DENVER (CBS4) - Colorado lawmakers are considering a $4 million bill to help the homeless. It calls for turning the Fort Lyon Correctional Facility into a residential treatment center.

The prison closed last year and how Gov. John Hickenlooper is pushing for the bill to be passed.

When Leanne Wheeler left the Air Force she had an engineering degree, a job in aerospace and a promising future. Then the recession hit. After putting her life on the line for her country, Wheeler found herself on the street.

"And that was when I really could appreciate what happens when you're homeless." Wheeler said. "You can't find your stuff, it starts affecting your psyche, I was moving into depression, quite frankly."

It's estimated that approximately 60 percent of the homeless are veterans. Hickenlooper says the community owes them more.

"For people that have served our country, I think the least we can do is give them a fair shot," Hickenlooper said.

He asked lawmakers to approve a bill that would turn the historic Fort Lyon Correctional Facility into a residential treatment and job training center. Rep. Claire Levy, D-Boulder, says it's right idea, but the wrong location.

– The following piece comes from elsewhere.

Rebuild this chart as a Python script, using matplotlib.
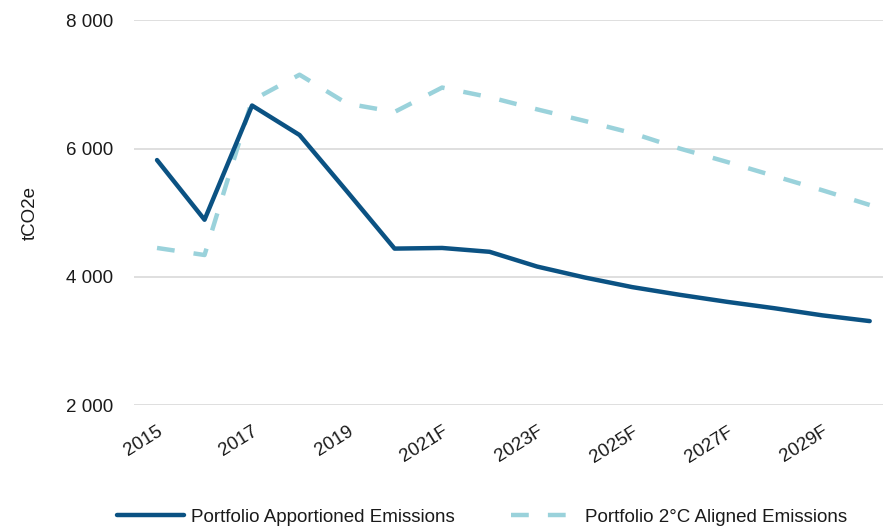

"Which has untold amounts of deferred maintenance, which is hours and hours and hours away from the Denver metro area where I think most of the homeless people will come from," Levy said.

Hickenlooper counters by saying that getting them out of an urban setting is the best way to break the cycle of dependence, and save money. He says the state spends $43,000 per homeless person per year right now. At Fort Lyon he says that cost would be $17,000.

"We're going to have dozens and dozens, hundreds and hundreds more vets back over in the next 18 months," Hickenlooper said.

"It's to my dismay that we can't sort this out," Wheeler said.

Wheeler now owns a company that connects veterans and employers. She says they need -- and deserve -- better.

"We have morale imperative to serve one percent of a population that goes out and puts their neck on the line day in, day out," she said.

The Fort Lyon bill passed out of one of several committees it needs to go through in the Senate Wednesday afternoon. It's already been approved by the House.